A note on keystore passwords

In the last command we passed a number of passwords on the command line. All of which were ‘changeit’. This is the default keystore password used by glassfish and as such the command should work if you’ve not modified glassfish’s security settings in the past. If you have given Glassfish a new master password then use this in place of ‘changeit’ on the ‘deststorepass’ and ‘destkeypass’ fields.

You will have been asked to set a keystore password by OpenSSL when creating the domain-g2.p12 file. Again we’ve used ‘changeit’ for simplicity but you can use anything. Replace ‘srcstorepass’ with the password you use when executing the keytool command.

Step 3: Configure glassfish to use your new certificates when communicating via HTTPS

In this step we will tell Glassfish to use our certificates.

Open the administrator console (default port 4848) and navigate to the SSL settings tab for the secure listener (this is http-listener-2 by default):

ssl-settings-tree

 

The page should look like the next image:

default-security

All we have to change here is the certificate nickname. It will have defaulted to ‘s1as’ which is Glassfish’s self-signed certificate.

Go ahead and change it to domain.com. This is the lookup glassfish will use when extracting a key pair from the keystore.jks file. domain.com in this case is the value we passed as -alias when importing the key pair.

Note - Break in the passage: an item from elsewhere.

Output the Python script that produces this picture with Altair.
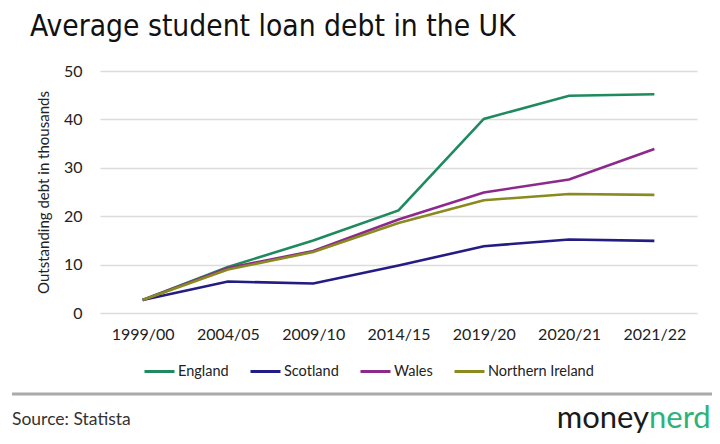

Click save and restart the glassfish process. Once it’s back online you should find your application serves your new signed certificates when accessed via https (the port number can be found on the general tab of the http-listener-2 settings, default 8181) e.g. https://domain.com:8181.

Conclusion and next steps

Following this article we should now have a Glassfish server hosting up web applications with a trusted certificate. We shouldn’t be receiving any more security warnings from browsers.

Next we want to modify the incoming request so we don’t need to include a port, and lock down the cipher usage to improve security. These will be the subject of future articles.

Good luck with your improved web security, you are now done securing glassfish!